Phenomenas, 2013, oil on canvas, 50 x 50 inches
 

 Each of the paintings that Solin has made since circa 2009 adds something to her oeuvre. In “Phenomenas” Solin paints a canvas filled with white rectangular forms that resemble sheets of paper floating down from the sky. These sheets are splayed out in an alternating pattern that resembles the crystalline forms of falling snow, and they gather ever more tightly toward the center of the canvas which is painted with incandescent yellows, at if these blank glyphs were the minute yet infinite particles of physical matter rushing like moths toward a very immense flame. A similar work is “Eyes Wide Open” in which the particles are more square and less accumulated, and they alternate between shades of pink, pale purple, and gray-blue shale hovering over a red sky that burns orange at its center.
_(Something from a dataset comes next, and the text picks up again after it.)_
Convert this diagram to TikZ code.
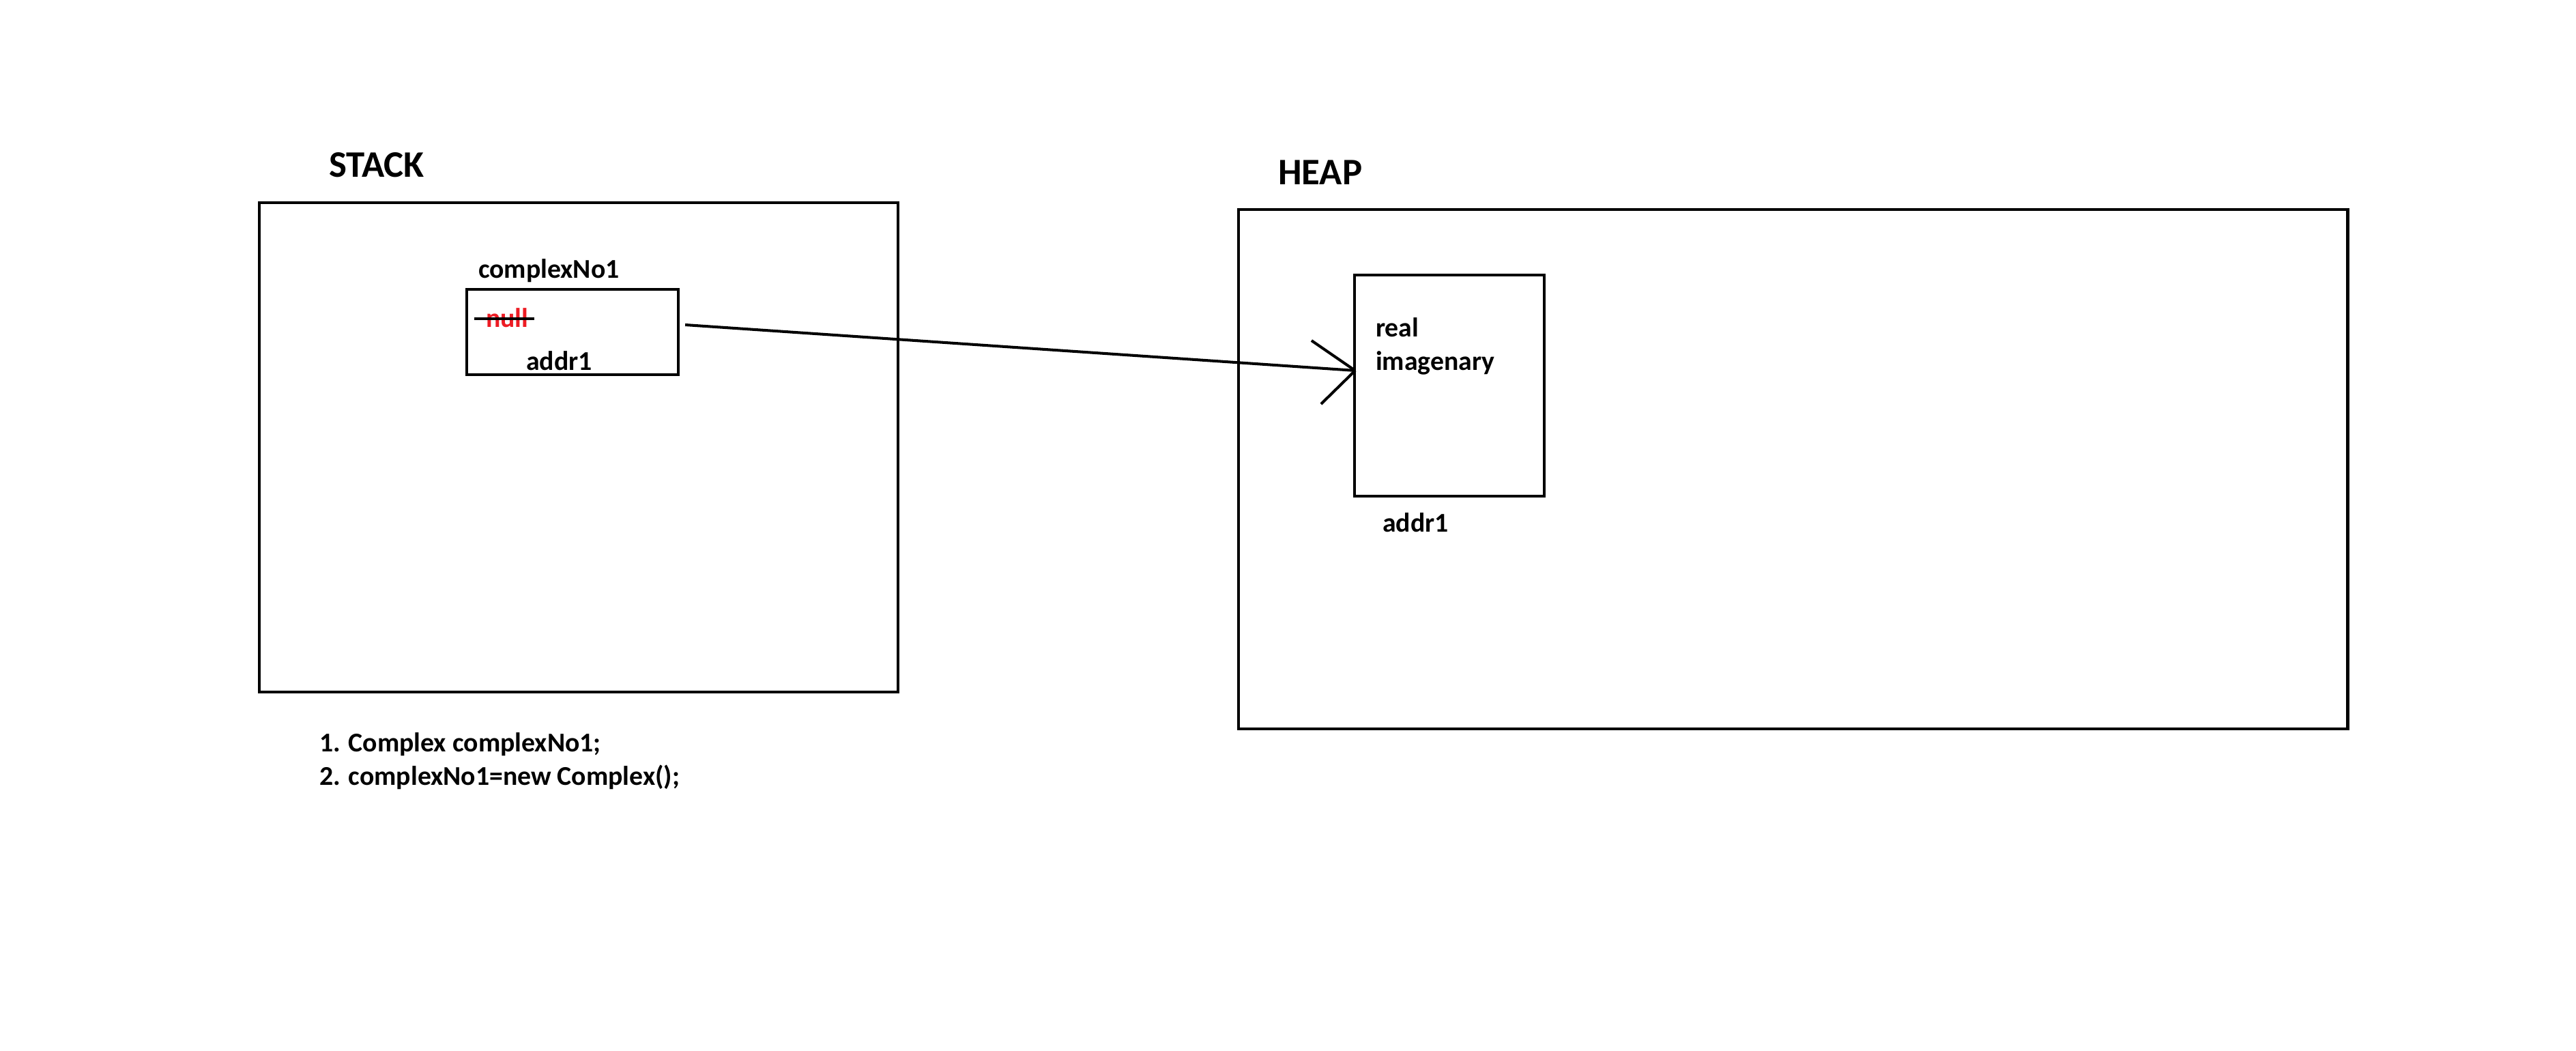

In “Black Magic” Solin turns her iconographic glyphs into a chromatic veneer that both illuminates and partially obscures the details of a work which hints at a degree of verisimilitude. The supposed scene in his painting suggests the wreckage of a downed or crashed airplane, sitting half in shadow and half in sunshine. The upper of the two dark forms suggests a military helicopter in flight. Whether any real situation is in evidence, the mere suggestion of one is enough to start the viewer’s mind racing into all sorts of narratives. 

 

Sea of Remembering, 2013, oil on canvas, 50 x 50 inches

Her glyphs are most overt in a painting titled “Sea of Remembering” in which they stand as the whole of the formal arrangement. In this case they resemble colored confetti or fragments of leaves from trees. Here we see them as actually possessing detail, a cartoonlike movement, and a certain charismatic weight. They are painted over a background that is black at its base and gradually lightens through shades of grey until finally becoming a radiant white. 

 

Crimson Odyssey, 2013, oil on canvas, 50 x 50 inches

In “Crimson Odyssey” we are presented with a new breed of painterliness, for which Solin first painted the background, which ranges from white to purple, and is laid over with a thick and bright lattice using a scarlet red. Like “Phenomenas” it is arranged centrally, and in the middle pulses the alien glow of some cosmic body, attracting much smaller and darker colored fragments, glyphs dragged out of the overall composition and into the core, where they will never be seen again. 

 

In Dreams I Wish, 2013, oil on canvas, 50 x 50 inches


In two other canvases an oppositional aesthetic is likewise achieved, with an amassment of the glyphs yet in formal terms that depart from the works above. “Twilight Path” and “In Dreams I Wish” are both covered from edge to edge with glyphs, with not even enough breathing room between them, operating on two other principles: their interaction with one another, stuffing the visual area of the canvas with competing reds, yellows, and blue; and simultaneously breaking against larger forms such as a Seusslike arabesque of an icily depicted ribbon that bends and flows from the top of the image to the bottom, and in the second with silhouettes of spheres also with icelike contours.

 

Yellow River Rocking, 2013, oil on canvas, 50 x 50 inches

 

Solin’s brand new works depart from all of these with the exception of “Black Magic” due to a color use that borders on both dramaturgy and symbolism, inferring a natural scene that carries with it a moody yet prismatic quality. Works in this group include Yellow River Rocking, Stairway to Heaven and The Tempest. Gone are the glyphs, gone is the central organization and the symbolic reckoning with natural forms beyond the reach of the everyday. Solin has already begun to develop a new model for understanding how color speculates while the rational mind does its best to fill in the gaps of causal knowledge with phenomena of meaning. Color doesn’t only take up space, it controls how we see and what we know.